Begin

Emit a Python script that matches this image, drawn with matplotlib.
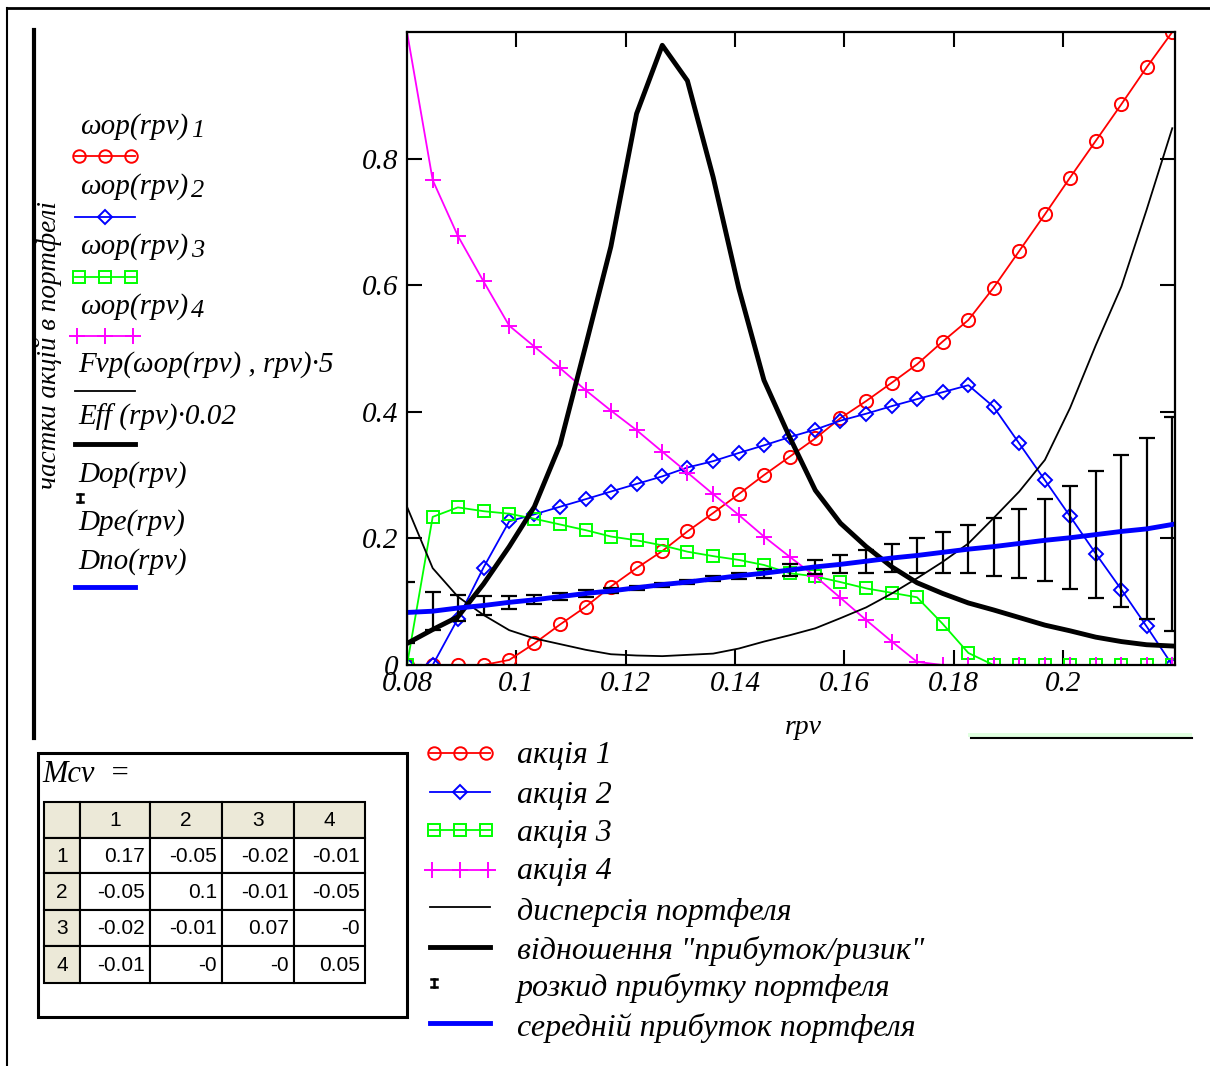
import matplotlib.pyplot as plt
from matplotlib.patches import Rectangle

# --- data -----------------------------------------------------------------
rpv = [0.0800, 0.0847, 0.0893, 0.0940, 0.0987, 0.1033, 0.1080, 0.1127, 0.1173,
       0.1220, 0.1267, 0.1313, 0.1360, 0.1407, 0.1453, 0.1500, 0.1547, 0.1593,
       0.1640, 0.1687, 0.1733, 0.1780, 0.1827, 0.1873, 0.1920, 0.1967, 0.2013,
       0.2060, 0.2107, 0.2153, 0.2200]

w1 = [0, 0, 0, 0, 0.008, 0.034, 0.064, 0.092, 0.124, 0.153, 0.180, 0.211, 0.240,
      0.270, 0.300, 0.329, 0.358, 0.390, 0.417, 0.446, 0.475, 0.511, 0.545, 0.596,
      0.654, 0.712, 0.770, 0.828, 0.886, 0.944, 1.0]
w2 = [0, 0, 0.073, 0.154, 0.227, 0.238, 0.250, 0.262, 0.274, 0.286, 0.298, 0.312,
      0.322, 0.335, 0.347, 0.360, 0.372, 0.386, 0.397, 0.409, 0.420, 0.431, 0.442,
      0.408, 0.350, 0.292, 0.235, 0.176, 0.119, 0.061, 0]
w3 = [0, 0.234, 0.249, 0.243, 0.239, 0.231, 0.222, 0.213, 0.203, 0.197, 0.189,
      0.179, 0.172, 0.166, 0.158, 0.145, 0.140, 0.131, 0.121, 0.114, 0.107, 0.065,
      0.019, 0, 0, 0, 0, 0, 0, 0, 0]
w4 = [1.0, 0.766, 0.678, 0.606, 0.536, 0.503, 0.469, 0.434, 0.402, 0.371, 0.337,
      0.304, 0.270, 0.237, 0.203, 0.171, 0.140, 0.106, 0.071, 0.037, 0.005, 0, 0,
      0, 0, 0, 0, 0, 0, 0, 0]

fvp5 = [0.250, 0.153, 0.108, 0.079, 0.055, 0.042, 0.033, 0.024, 0.017, 0.015,
        0.014, 0.016, 0.018, 0.026, 0.037, 0.047, 0.058, 0.074, 0.091, 0.113,
        0.137, 0.163, 0.192, 0.232, 0.274, 0.324, 0.406, 0.505, 0.598, 0.719, 0.848]
eff = [0.034, 0.056, 0.076, 0.128, 0.187, 0.250, 0.348, 0.505, 0.661, 0.871,
       0.979, 0.923, 0.771, 0.595, 0.450, 0.360, 0.276, 0.224, 0.187, 0.155,
       0.130, 0.113, 0.098, 0.087, 0.075, 0.063, 0.054, 0.044, 0.037, 0.032, 0.030]

dno = [0.083, 0.085, 0.090, 0.094, 0.099, 0.103, 0.108, 0.113, 0.117, 0.122,
       0.127, 0.131, 0.136, 0.141, 0.145, 0.150, 0.155, 0.159, 0.164, 0.169,
       0.173, 0.178, 0.183, 0.187, 0.192, 0.197, 0.201, 0.206, 0.211, 0.215, 0.222]
spread = [0.048, 0.030, 0.020, 0.015, 0.010, 0.007, 0.006, 0.005, 0.004, 0.003,
          0.003, 0.003, 0.004, 0.005, 0.007, 0.009, 0.011, 0.014, 0.018, 0.022,
          0.027, 0.032, 0.038, 0.046, 0.054, 0.065, 0.081, 0.100, 0.120, 0.143, 0.169]

xticks = [0.08, 0.10, 0.12, 0.14, 0.16, 0.18, 0.20]
xtick_labels = ["0.08", "0.1", "0.12", "0.14", "0.16", "0.18", "0.2"]
yticks = [0, 0.2, 0.4, 0.6, 0.8]
ytick_labels = ["0", "0.2", "0.4", "0.6", "0.8"]

mcv = [["0.17", "-0.05", "-0.02", "-0.01"],
       ["-0.05", "0.1", "-0.01", "-0.05"],
       ["-0.02", "-0.01", "0.07", "-0"],
       ["-0.01", "-0", "-0", "0.05"]]

legend_names = ["акція 1", "акція 2", "акція 3", "акція 4", "дисперсія портфеля",
                'відношення "прибуток/ризик"', "розкид прибутку портфеля",
                "середній прибуток портфеля"]

SERIF = "Liberation Serif"
SANS = "Liberation Sans"
W, H = 1210, 1066

fig = plt.figure(figsize=(W / 100, H / 100), dpi=100)

# overlay in pixel coordinates for everything outside the plot
ov = fig.add_axes([0, 0, 1, 1])
ov.set_xlim(0, W)
ov.set_ylim(H, 0)
ov.axis("off")


def txt(x, y, s, size=21, ha="left", **kw):
    ov.text(x, y, s, fontsize=size, family=SERIF, style="italic",
            ha=ha, va="center", **kw)


def sample(x0, x1, y, kind):
    if kind == "red":
        ov.plot([x0, x1], [y, y], color="red", lw=1.3)
        ov.plot([x0 + 4, (x0 + x1) / 2, x1 - 4], [y] * 3, "o", ms=9, mfc="none",
                mec="red", mew=1.4)
    elif kind == "blue":
        ov.plot([x0, x1], [y, y], color="blue", lw=1.3)
        ov.plot([(x0 + x1) / 2], [y], "D", ms=7, mfc="none", mec="blue", mew=1.4)
    elif kind == "green":
        ov.plot([x0, x1], [y, y], color="#00ff00", lw=1.3)
        ov.plot([x0 + 4, (x0 + x1) / 2, x1 - 4], [y] * 3, "s", ms=8, mfc="none",
                mec="#00ff00", mew=1.4)
    elif kind == "magenta":
        ov.plot([x0, x1], [y, y], color="magenta", lw=1.3)
        ov.plot([x0 + 2, (x0 + x1) / 2, x1 - 2], [y] * 3, "+", ms=11,
                mec="magenta", mew=1.4)
    elif kind == "thin":
        ov.plot([x0, x1], [y, y], color="black", lw=1.3)
    elif kind == "thick":
        ov.plot([x0, x1], [y, y], color="black", lw=3.5)
    elif kind == "bluethick":
        ov.plot([x0, x1], [y, y], color="blue", lw=3.5)
    elif kind == "err":
        ov.plot([x0 + 4, x0 + 4], [y - 4, y + 4], color="black", lw=1.8)
        ov.plot([x0 + 1, x0 + 7], [y - 4, y - 4], color="black", lw=1.8)
        ov.plot([x0 + 1, x0 + 7], [y + 4, y + 4], color="black", lw=1.8)


# page borders
ov.plot([7, W], [8, 8], color="black", lw=2)
ov.plot([7, 7], [8, H], color="black", lw=1.5)
ov.plot([34, 34], [30, 738], color="black", lw=3)
ov.add_patch(Rectangle((968, 733), 224, 4, color="#e0ffe0", lw=0))
ov.plot([971, 1192], [738, 738], color="black", lw=1.5)

# left legend (trace names)
names = ["ωop(rpv)", "ωop(rpv)", "ωop(rpv)", "ωop(rpv)"]
name_y = [127, 187, 247, 307]
sample_y = [156, 217, 277, 336]
kinds = ["red", "blue", "green", "magenta"]
for i, (n, ty, sy, k) in enumerate(zip(names, name_y, sample_y, kinds)):
    txt(80, ty, n)
    txt(191, ty + 4, str(i + 1), size=19)
    sample(75, 135, sy, k)
txt(78, 365, "Fvp(ωop(rpv) , rpv)·5")
sample(75, 135, 391, "thin")
txt(78, 417, "Eff (rpv)·0.02")
sample(75, 135, 444, "thick")
txt(78, 475, "Dop(rpv)")
sample(76, 135, 498, "err")
txt(78, 523, "Dpe(rpv)")
txt(78, 562, "Dno(rpv)")
sample(75, 135, 587, "bluethick")

ov.text(49, 345, "частки акцій в портфелі", fontsize=19.5, family=SERIF,
        style="italic", rotation=90, ha="center", va="center")
txt(803, 727, "rpv", size=20, ha="center")

# bottom legend
leg_text_y = [756, 795, 833, 872, 912, 951, 988, 1028]
leg_line_y = [753, 792, 830, 870, 907, 947, 983, 1023]
leg_kinds = ["red", "blue", "green", "magenta", "thin", "thick", "err", "bluethick"]
for name, ty, ly, k in zip(legend_names, leg_text_y, leg_line_y, leg_kinds):
    sample(430, 490, ly, k)
    txt(517, ty, name, size=23)

# Mcv table
ov.add_patch(Rectangle((38, 753), 369, 264, fill=False, ec="black", lw=2.2))
txt(42, 775, "Mcv  =", size=22)
col_x = [44, 80, 150, 222, 294, 365]
row_y = [802, 838, 873, 910, 946, 983]
hdr = "#ece9d8"
for r in range(5):
    for c in range(5):
        x0, x1 = col_x[c], col_x[c + 1]
        y0, y1 = row_y[r], row_y[r + 1]
        face = hdr if (r == 0 or c == 0) else "white"
        ov.add_patch(Rectangle((x0, y0), x1 - x0, y1 - y0, fc=face, ec="black",
                               lw=1.5))
        cy = (y0 + y1) / 2 + 1
        if r == 0 and c > 0:
            ov.text((x0 + x1) / 2, cy, str(c), fontsize=15, family=SANS,
                    ha="center", va="center")
        elif c == 0 and r > 0:
            ov.text((x0 + x1) / 2, cy, str(r), fontsize=15, family=SANS,
                    ha="center", va="center")
        elif r > 0 and c > 0:
            ov.text(x1 - 5, cy, mcv[r - 1][c - 1], fontsize=15, family=SANS,
                    ha="right", va="center")

# main plot
ax = fig.add_axes([407 / W, 1 - 665 / H, 768 / W, 633 / H])
ax.plot(rpv, w1, color="red", lw=1.3, marker="o", ms=9.5, mfc="none", mew=1.4)
ax.plot(rpv, w2, color="blue", lw=1.3, marker="D", ms=7, mfc="none", mew=1.4)
ax.plot(rpv, w3, color="#00ff00", lw=1.3, marker="s", ms=8.5, mfc="none", mew=1.4)
ax.plot(rpv, w4, color="magenta", lw=1.3, marker="+", ms=11, mew=1.4)
ax.plot(rpv, fvp5, color="black", lw=1.3)
ax.plot(rpv, eff, color="black", lw=3.5)
ax.errorbar(rpv, dno, yerr=spread, fmt="none", ecolor="black", elinewidth=1.6,
            capsize=5.5, capthick=1.6)
ax.plot(rpv, dno, color="blue", lw=3.5)

ax.set_xlim(0.08, 0.2205)
ax.set_ylim(0, 1.0)
ax.set_xticks(xticks)
ax.set_xticklabels(xtick_labels)
ax.set_yticks(yticks)
ax.set_yticklabels(ytick_labels)
ax.tick_params(direction="in", length=11, width=1.5, top=True, right=True,
               labelsize=21, pad=6)
ax.tick_params(axis="x", pad=4)
for lab in ax.get_xticklabels() + ax.get_yticklabels():
    lab.set_family(SERIF)
    lab.set_style("italic")
for sp in ax.spines.values():
    sp.set_linewidth(1.6)

fig.savefig("out.png", dpi=100)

End

> [THE REQUEST] Pick out each line above that includes "matplotlib" and show it.

> [SOLUTION TO THIS TASK]
Emit a Python script that matches this image, drawn with matplotlib.
import matplotlib.pyplot as plt
from matplotlib.patches import Rectangle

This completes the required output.